The new wave of emigration is boosting business for removal companies, writes Gretchen Friemann
MASS EMIGRATION may be an unwelcome throwback to the past for many Irish people but for the removals industry the growing exodus of workers to far-flung destinations means business is booming once again.
Some of the sector’s largest firms are reporting dramatic increases in the numbers of people moving lock, stock and barrel to Australia, Canada, New Zealand and the UK. Most of these migrants are families who have cut their losses on property at home or are renting out their homes in the expectation of a return in three to five years’ time.
Last month, a report from the EU Commission showed more people were leaving Ireland than anywhere else in the European Union and commentators attributed these rising emigration levels to departing non-nationals and young Irish males in search of better job prospects.

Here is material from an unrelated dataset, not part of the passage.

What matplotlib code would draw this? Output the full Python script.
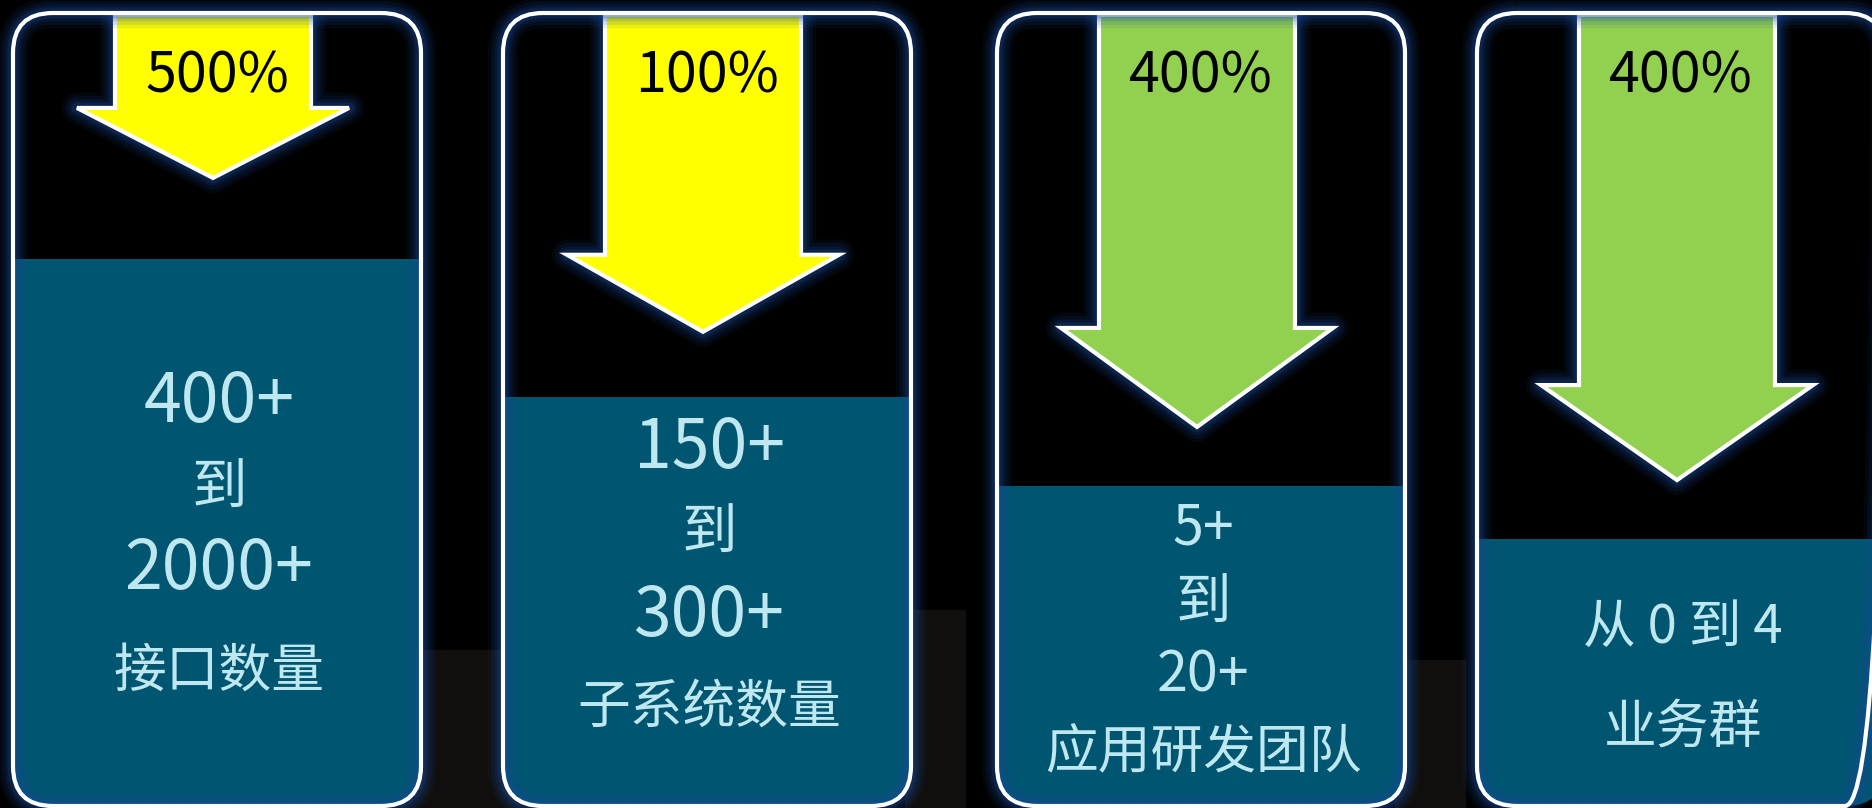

But according to Eamonn Finn, of Allen Removals, the “overwhelming majority of clients are Irish families who have decided to move overseas permanently” to escape the deepening economic crisis at home. He claims he is moving five to six families a week and says more than 80 per cent of his business is now focused on “deep-sea shipping”.
It’s a radical turnaround from the halcyon days of the Celtic Tiger, when spiralling property prices meant overseas removals was a niche business.
Now it’s “our bread and butter” says Finn. “It’s not a business we would have chased in the boom times,” he says, but he concedes the resurgence in emigration has delivered a valuable lifeline to an industry that threatened to go the way of many other property-related companies .
Although the company has reduced its workforce, it is still going and, Finn claims, “we would have gone to the wall” without the rise in migration.
Aubrey McCarthy, managing director of AMC Removals and Storage, tells a similar story. “During the property boom, about 80 per cent of our business was in the domestic market and about 20 per cent was in exports. That situation has been completely reversed.”
He maintains the sharp increase in families leaving the country – AMC moves an average of seven families a week – has driven up profits at the firm and led him to expand his fleet.
Demand for storage has also jumped. According to McCarthy, many families will “put their furniture into storage and rent out their homes” before committing to a more permanent move. “We do have some clients who like to get a feel for a country first.
“They usually wait for three to six months and then ship out their furniture.”
But Deirdre Fitzgerald of Move Masters, a company that specialises in international relocations, warns that not all families find the grass greener on the other side of the world. While overseas removals now, in the wake of the property market crash, account for 85 per cent of her firm’s business, she points out that “two out of every five clients” decide to return home within a year of moving.
Moving to Australia causes the most serious adjustment problems, according to Fitzgerald, “The Irish tend to regard Australia as an easygoing country, with good weather and a booming jobs market.
“Then when they get there they discover the cost of living is too high, many of them end up double-jobbing and then return disillusioned. Unfortunately it means these families bear the cost of moving twice in a short period of time and of course they go through the trauma of moving children from one side of the world to the other and back again.”
McCarthy concedes that some families find the relocation to Australia and Canada – the two most popular countries for emigrants – “stressful” but points out that “today’s migrants are very different to “the panicked people” forced to leave in the 1970s and 1980s. “Back then,” he says, “many fled to New York and the UK with little more than a suitcase, whereas these days people are going further afield, they’re more educated and they’re wealthier because they have either sold or are renting out property here.”
While many may feel sad at this growing exodus, a return to the Celtic Tiger era, when mass emigration looked like it had been consigned to the history books, looks unlikely. A report issued by the Economic and Social Research Institute last month predicted up to 200,000 people will have left these shores by 2015.